Below are records to repeat exactly. Omit the pictures from the copy.

>>>

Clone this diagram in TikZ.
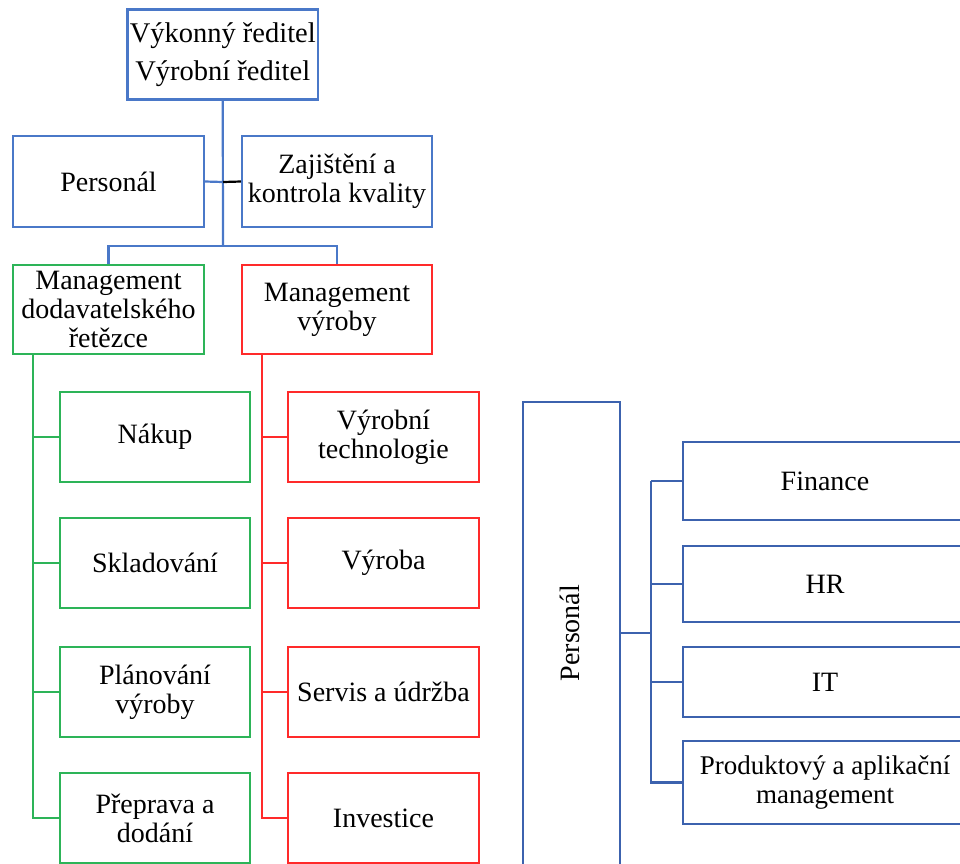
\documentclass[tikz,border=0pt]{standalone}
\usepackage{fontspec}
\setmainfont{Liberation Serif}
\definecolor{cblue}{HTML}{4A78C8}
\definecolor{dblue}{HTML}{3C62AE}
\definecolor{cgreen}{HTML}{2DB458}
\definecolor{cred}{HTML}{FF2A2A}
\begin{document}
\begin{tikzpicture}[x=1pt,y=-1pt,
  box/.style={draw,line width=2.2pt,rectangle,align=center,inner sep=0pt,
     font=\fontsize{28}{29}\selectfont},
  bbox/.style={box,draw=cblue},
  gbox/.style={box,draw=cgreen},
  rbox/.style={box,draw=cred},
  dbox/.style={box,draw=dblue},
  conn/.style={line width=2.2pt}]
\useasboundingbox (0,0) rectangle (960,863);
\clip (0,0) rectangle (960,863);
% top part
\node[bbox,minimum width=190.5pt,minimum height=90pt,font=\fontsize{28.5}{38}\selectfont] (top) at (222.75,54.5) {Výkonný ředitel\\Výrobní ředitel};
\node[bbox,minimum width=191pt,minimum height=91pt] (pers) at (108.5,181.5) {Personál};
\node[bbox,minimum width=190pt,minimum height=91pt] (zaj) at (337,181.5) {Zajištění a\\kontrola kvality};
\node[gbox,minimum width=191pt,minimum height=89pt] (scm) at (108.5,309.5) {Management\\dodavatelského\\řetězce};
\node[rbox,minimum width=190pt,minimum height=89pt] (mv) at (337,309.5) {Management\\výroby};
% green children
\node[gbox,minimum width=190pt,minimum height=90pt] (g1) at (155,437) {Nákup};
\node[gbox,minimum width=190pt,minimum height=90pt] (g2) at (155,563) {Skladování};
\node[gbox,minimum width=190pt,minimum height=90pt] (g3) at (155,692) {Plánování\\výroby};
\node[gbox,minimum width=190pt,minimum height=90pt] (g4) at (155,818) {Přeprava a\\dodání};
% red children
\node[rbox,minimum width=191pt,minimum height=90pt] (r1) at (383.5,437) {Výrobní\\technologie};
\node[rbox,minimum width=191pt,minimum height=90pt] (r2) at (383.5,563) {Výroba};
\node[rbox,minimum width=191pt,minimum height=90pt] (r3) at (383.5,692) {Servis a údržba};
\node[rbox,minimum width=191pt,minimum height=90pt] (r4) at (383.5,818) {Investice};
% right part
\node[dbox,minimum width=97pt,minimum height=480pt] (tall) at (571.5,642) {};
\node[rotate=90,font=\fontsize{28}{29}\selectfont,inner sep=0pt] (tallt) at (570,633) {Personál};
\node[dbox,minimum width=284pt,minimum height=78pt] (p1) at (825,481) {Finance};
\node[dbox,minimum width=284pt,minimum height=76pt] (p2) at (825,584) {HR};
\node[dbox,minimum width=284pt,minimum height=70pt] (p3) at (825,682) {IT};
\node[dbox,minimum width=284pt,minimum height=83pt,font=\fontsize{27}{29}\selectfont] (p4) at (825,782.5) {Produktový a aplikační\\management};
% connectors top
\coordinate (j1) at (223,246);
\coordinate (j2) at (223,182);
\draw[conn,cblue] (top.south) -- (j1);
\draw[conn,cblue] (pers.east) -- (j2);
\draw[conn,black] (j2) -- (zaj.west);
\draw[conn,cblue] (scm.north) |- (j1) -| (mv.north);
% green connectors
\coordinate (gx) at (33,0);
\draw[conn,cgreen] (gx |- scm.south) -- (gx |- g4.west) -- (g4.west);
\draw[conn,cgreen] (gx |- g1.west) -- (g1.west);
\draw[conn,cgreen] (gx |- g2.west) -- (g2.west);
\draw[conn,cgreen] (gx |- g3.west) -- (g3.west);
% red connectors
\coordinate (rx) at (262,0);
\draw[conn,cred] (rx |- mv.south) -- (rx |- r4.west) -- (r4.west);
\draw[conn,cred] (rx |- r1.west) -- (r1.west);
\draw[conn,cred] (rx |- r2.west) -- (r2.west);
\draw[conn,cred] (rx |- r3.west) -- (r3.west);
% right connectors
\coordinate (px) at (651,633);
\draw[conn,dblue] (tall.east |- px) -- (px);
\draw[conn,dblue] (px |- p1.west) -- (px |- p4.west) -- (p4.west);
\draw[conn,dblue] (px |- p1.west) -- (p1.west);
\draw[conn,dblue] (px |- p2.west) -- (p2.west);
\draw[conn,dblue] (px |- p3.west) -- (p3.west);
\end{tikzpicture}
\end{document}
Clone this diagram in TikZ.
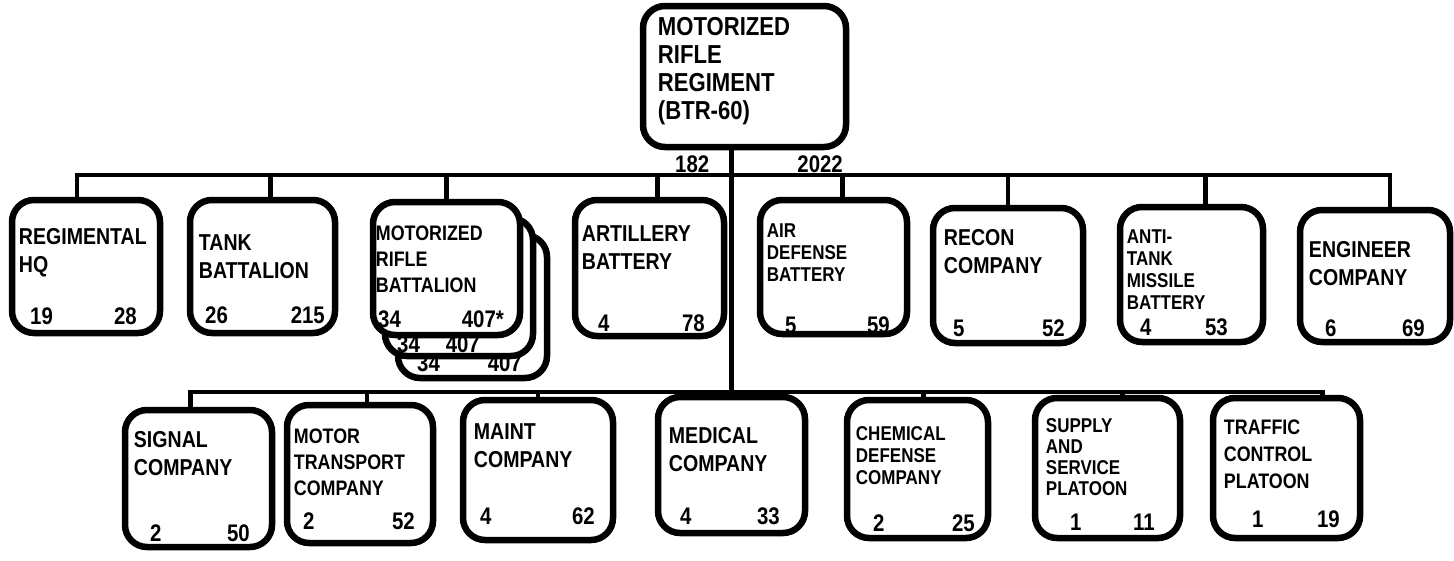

<<<

### [WRITTEN REPLY]
Clone this diagram in TikZ.
\documentclass[tikz,border=0pt]{standalone}
\usepackage{fontspec}
\setmainfont{Liberation Serif}
\definecolor{cblue}{HTML}{4A78C8}
\definecolor{dblue}{HTML}{3C62AE}
\definecolor{cgreen}{HTML}{2DB458}
\definecolor{cred}{HTML}{FF2A2A}
\begin{document}
\begin{tikzpicture}[x=1pt,y=-1pt,
  box/.style={draw,line width=2.2pt,rectangle,align=center,inner sep=0pt,
     font=\fontsize{28}{29}\selectfont},
  bbox/.style={box,draw=cblue},
  gbox/.style={box,draw=cgreen},
  rbox/.style={box,draw=cred},
  dbox/.style={box,draw=dblue},
  conn/.style={line width=2.2pt}]
\useasboundingbox (0,0) rectangle (960,863);
\clip (0,0) rectangle (960,863);
% top part
\node[bbox,minimum width=190.5pt,minimum height=90pt,font=\fontsize{28.5}{38}\selectfont] (top) at (222.75,54.5) {Výkonný ředitel\\Výrobní ředitel};
\node[bbox,minimum width=191pt,minimum height=91pt] (pers) at (108.5,181.5) {Personál};
\node[bbox,minimum width=190pt,minimum height=91pt] (zaj) at (337,181.5) {Zajištění a\\kontrola kvality};
\node[gbox,minimum width=191pt,minimum height=89pt] (scm) at (108.5,309.5) {Management\\dodavatelského\\řetězce};
\node[rbox,minimum width=190pt,minimum height=89pt] (mv) at (337,309.5) {Management\\výroby};
% green children
\node[gbox,minimum width=190pt,minimum height=90pt] (g1) at (155,437) {Nákup};
\node[gbox,minimum width=190pt,minimum height=90pt] (g2) at (155,563) {Skladování};
\node[gbox,minimum width=190pt,minimum height=90pt] (g3) at (155,692) {Plánování\\výroby};
\node[gbox,minimum width=190pt,minimum height=90pt] (g4) at (155,818) {Přeprava a\\dodání};
% red children
\node[rbox,minimum width=191pt,minimum height=90pt] (r1) at (383.5,437) {Výrobní\\technologie};
\node[rbox,minimum width=191pt,minimum height=90pt] (r2) at (383.5,563) {Výroba};
\node[rbox,minimum width=191pt,minimum height=90pt] (r3) at (383.5,692) {Servis a údržba};
\node[rbox,minimum width=191pt,minimum height=90pt] (r4) at (383.5,818) {Investice};
% right part
\node[dbox,minimum width=97pt,minimum height=480pt] (tall) at (571.5,642) {};
\node[rotate=90,font=\fontsize{28}{29}\selectfont,inner sep=0pt] (tallt) at (570,633) {Personál};
\node[dbox,minimum width=284pt,minimum height=78pt] (p1) at (825,481) {Finance};
\node[dbox,minimum width=284pt,minimum height=76pt] (p2) at (825,584) {HR};
\node[dbox,minimum width=284pt,minimum height=70pt] (p3) at (825,682) {IT};
\node[dbox,minimum width=284pt,minimum height=83pt,font=\fontsize{27}{29}\selectfont] (p4) at (825,782.5) {Produktový a aplikační\\management};
% connectors top
\coordinate (j1) at (223,246);
\coordinate (j2) at (223,182);
\draw[conn,cblue] (top.south) -- (j1);
\draw[conn,cblue] (pers.east) -- (j2);
\draw[conn,black] (j2) -- (zaj.west);
\draw[conn,cblue] (scm.north) |- (j1) -| (mv.north);
% green connectors
\coordinate (gx) at (33,0);
\draw[conn,cgreen] (gx |- scm.south) -- (gx |- g4.west) -- (g4.west);
\draw[conn,cgreen] (gx |- g1.west) -- (g1.west);
\draw[conn,cgreen] (gx |- g2.west) -- (g2.west);
\draw[conn,cgreen] (gx |- g3.west) -- (g3.west);
% red connectors
\coordinate (rx) at (262,0);
\draw[conn,cred] (rx |- mv.south) -- (rx |- r4.west) -- (r4.west);
\draw[conn,cred] (rx |- r1.west) -- (r1.west);
\draw[conn,cred] (rx |- r2.west) -- (r2.west);
\draw[conn,cred] (rx |- r3.west) -- (r3.west);
% right connectors
\coordinate (px) at (651,633);
\draw[conn,dblue] (tall.east |- px) -- (px);
\draw[conn,dblue] (px |- p1.west) -- (px |- p4.west) -- (p4.west);
\draw[conn,dblue] (px |- p1.west) -- (p1.west);
\draw[conn,dblue] (px |- p2.west) -- (p2.west);
\draw[conn,dblue] (px |- p3.west) -- (p3.west);
\end{tikzpicture}
\end{document}
Clone this diagram in TikZ.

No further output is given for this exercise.